Apple staff concerned about new Siri, raise red flags ahead of iOS 26.4 launch: Report
To say that AI has been a pain point for Apple over the last two years or so would be an understatement. The company lagged behind the competition in the unveiling of its AI features, which it dubbed Apple Intelligence, and many of them were still not ready by the time its iPhone 16 series went to shelves last year.
While other AI features made their way to Apple users with a delay, the company’s revamped Siri did not. The modernized version of Siri was expected to be rolled out with the iOS 18.4 update last year, but that never happened, and the company later admitted that the rollout would be delayed by a year or so.
Apple’s Senior Vice President of Software Engineering Craig Federighi admitted earlier in the year that the planned Siri revamp did not achieve the necessary quality check inside the company and hoped that it would be ready in time for a rollout in 2026.
The new Siri is expected to make its debut with the iOS 26.4 update next year and is still expected to be about six months away from launch. However, Apple whisperer and Bloomberg reporter Mark Gurman has noted that Apple engineers are still concerned about the performance of the new Siri.
In his weekly Power On newsletter, Gurman wrote, “I strongly believe there will be more senior members of the company’s AI ranks hitting the exits soon, especially if the new Siri coming in the spring falls flat. Already, there are concerns from people testing iOS 26.4 — the OS version slated to include the new Siri — about the voice assistant’s performance.”
The departures that Gurman is talking about here are from the company’s foundation models team, most of whom have been recruited by Meta, which has formed a new Meta Superintelligence Labs unit. Meanwhile, if reports are to be believed, there is uncertainty inside Apple over developing and using its in-house models or using models from rivals like Anthropic or Google for future AI offerings.
Among the top departures inside Apple are its AI Search Head, Ke Yang, Head of Foundations Models team Ruoming Pang, and AI and Search Executive Robby Walker.
Apple’s Siri Revamp Strategy
Apple has reportedly been working on two different approaches for the Siri revamp: one favors using its own model, which would run on-device, and another on using Google’s Gemini model, running on Private Cloud Compute.
Gurman didn’t go into details about which model has seen performance criticisms inside the company.
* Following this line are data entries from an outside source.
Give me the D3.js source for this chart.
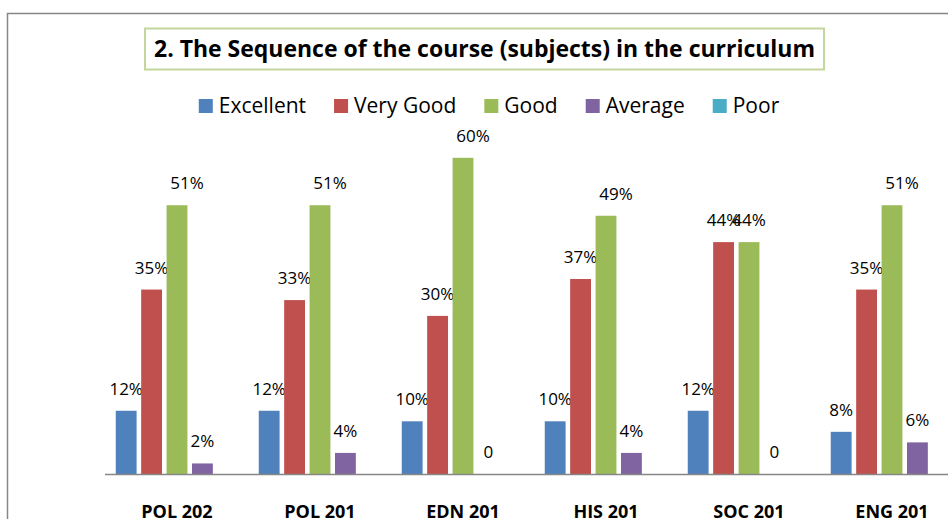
<!DOCTYPE html>
<html>
<head>
<meta charset="utf-8">
<script src="https://cdn.jsdelivr.net/npm/d3@7"></script>
<style>
  body { margin: 0; background: #fff; }
  svg { display: block; font-family: "Open Sans", sans-serif; }
</style>
</head>
<body>
<svg width="948" height="519"></svg>
<script>
var title = "2. The Sequence of the course (subjects) in the curriculum";
var courses = ["POL 202", "POL 201", "EDN 201", "HIS 201", "SOC 201", "ENG 201"];
var seriesNames = ["Excellent", "Very Good", "Good", "Average", "Poor"];
var seriesColors = ["#4f81bd", "#c0504d", "#9bbb59", "#8064a2", "#4bacc6"];

// percentages per course, null = no value shown
var excellent = [12, 12, 10, 10, 12, 8];
var veryGood = [35, 33, 30, 37, 44, 35];
var good = [51, 51, 60, 49, 44, 51];
var average = [2, 4, 0, 4, 0, 6];
var poor = [null, null, null, null, null, null];

var seriesData = [excellent, veryGood, good, average, poor];

var svg = d3.select("svg");

// outer chart border (the chart continues past the right and bottom edges)
svg.append("path")
  .attr("d", "M7.5,519 L7.5,13.5 L948,13.5")
  .attr("fill", "none")
  .attr("stroke", "#878787")
  .attr("stroke-width", 1.5);

// title box
svg.append("rect")
  .attr("x", 145).attr("y", 28.5)
  .attr("width", 679).attr("height", 41)
  .attr("fill", "#fff")
  .attr("stroke", "#c3d69b")
  .attr("stroke-width", 2);

svg.append("text")
  .attr("x", 484.5).attr("y", 57)
  .attr("text-anchor", "middle")
  .attr("font-weight", "bold")
  .attr("font-size", 24)
  .attr("textLength", 661)
  .attr("lengthAdjust", "spacingAndGlyphs")
  .attr("fill", "#000")
  .text(title);

// legend
var legend = svg.append("g");
var lx = 0;
seriesNames.forEach(function (name, i) {
  var g = legend.append("g").attr("transform", "translate(" + lx + ",0)");
  g.append("rect")
    .attr("x", 0).attr("y", 99)
    .attr("width", 14).attr("height", 14)
    .attr("fill", seriesColors[i]);
  var t = g.append("text")
    .attr("x", 20).attr("y", 113)
    .attr("font-size", 21)
    .attr("fill", "#000")
    .text(name);
  lx += 20 + t.node().getComputedTextLength() + 28;
});
var legendW = lx - 28;
legend.attr("transform", "translate(" + (489 - legendW / 2) + ",0)");

// scales
var baseY = 474;
var x0 = d3.scaleBand()
  .domain(courses)
  .range([105.5, 963.5])
  .paddingInner(0)
  .paddingOuter(0);

var x1 = d3.scaleBand()
  .domain(d3.range(seriesNames.length))
  .range([0, 122.5])
  .paddingInner(0.18);

var y = d3.scaleLinear()
  .domain([0, 70])
  .range([baseY, baseY - 70 * 5.27]);

var groupOffset = (x0.bandwidth() - 122.5) / 2;

var groups = svg.append("g")
  .selectAll("g")
  .data(courses)
  .join("g")
  .attr("transform", function (d) {
    return "translate(" + (x0(d) + groupOffset) + ",0)";
  });

var cells = groups.selectAll("g.cell")
  .data(function (d, ci) {
    return seriesData.map(function (s, si) {
      return { course: d, series: si, value: s[ci] };
    });
  })
  .join("g")
  .attr("class", "cell");

cells.filter(function (d) { return d.value != null && d.value > 0; })
  .append("rect")
  .attr("x", function (d) { return x1(d.series); })
  .attr("y", function (d) { return y(d.value); })
  .attr("width", x1.bandwidth())
  .attr("height", function (d) { return baseY - y(d.value); })
  .attr("fill", function (d) { return seriesColors[d.series]; });

// data labels; "Good" labels sit a little right of their bars in the original
var labelNudge = function (d) {
  return d.series == 2 && d.course != "SOC 201" ? 10 : 0;
};

cells.filter(function (d) { return d.value != null; })
  .append("text")
  .attr("x", function (d) { return x1(d.series) + x1.bandwidth() / 2 + labelNudge(d); })
  .attr("y", function (d) { return y(d.value) - 16; })
  .attr("text-anchor", "middle")
  .attr("font-size", 17)
  .attr("fill", "#000")
  .text(function (d) { return d.value == 0 ? "0" : d.value + "%"; });

// category axis
svg.append("line")
  .attr("x1", 105).attr("x2", 948)
  .attr("y1", baseY + 0.5).attr("y2", baseY + 0.5)
  .attr("stroke", "#868686")
  .attr("stroke-width", 1.5);

svg.append("g")
  .selectAll("text")
  .data(courses)
  .join("text")
  .attr("x", function (d) { return x0(d) + x0.bandwidth() / 2; })
  .attr("y", 518)
  .attr("text-anchor", "middle")
  .attr("font-weight", "bold")
  .attr("font-size", 18)
  .attr("fill", "#000")
  .text(function (d) { return d; });
</script>
</body>
</html>
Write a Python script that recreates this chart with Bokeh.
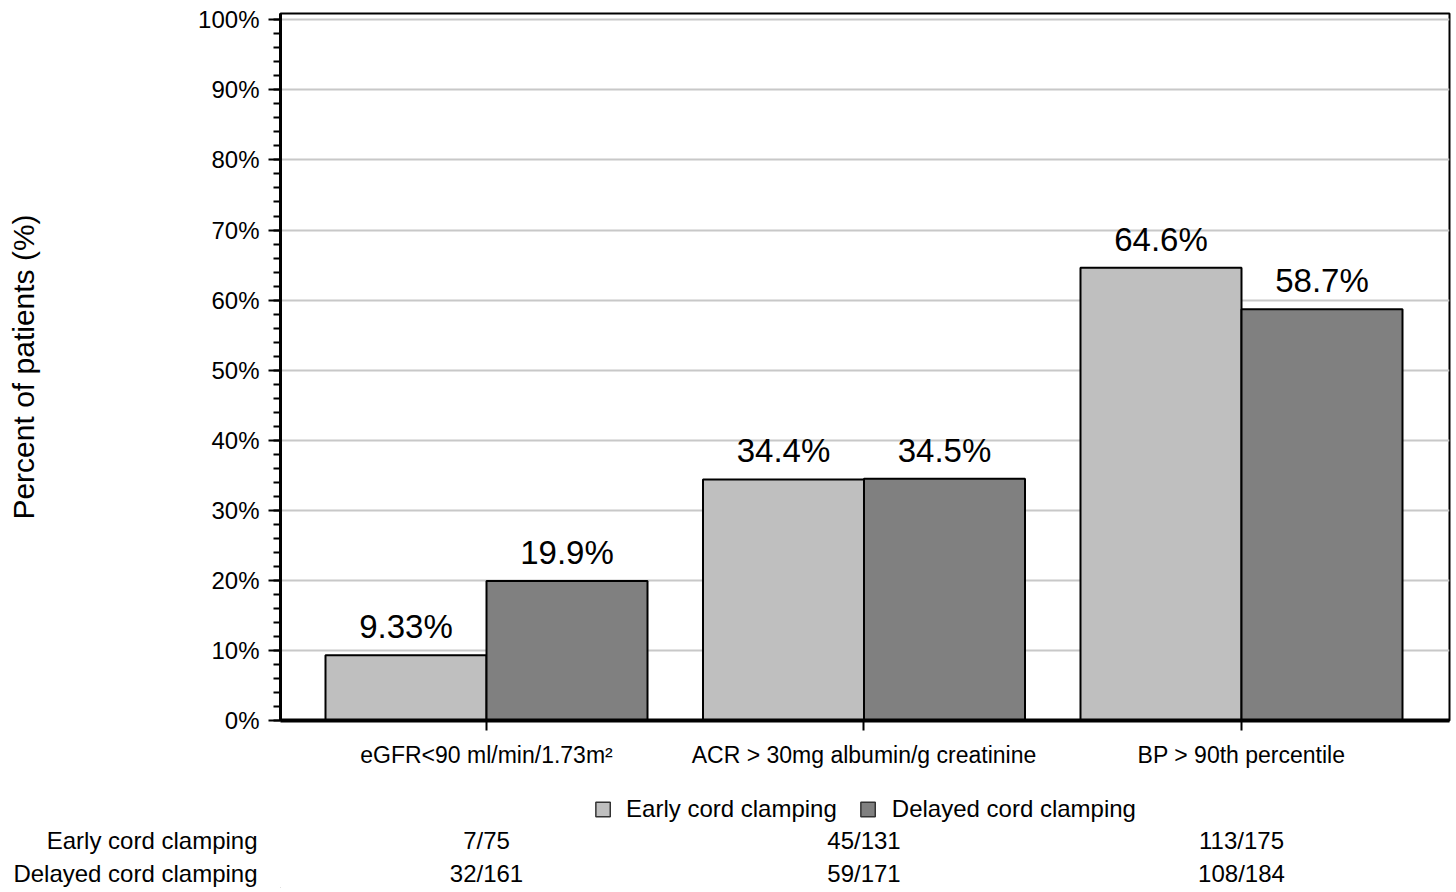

During the WWDC 2024 conference, Apple showed off on-screen awareness, personal context understanding, and cross-app actions for Siri. If this were to have materialized, it would have helped the voice assistant become a “hands-free” controller for the iPhone, as Apple intended. Instead, Siri is now relying on ChatGPT for answering more difficult queries from users, and the voice assistant is facing growing competition from a wave of AI startups.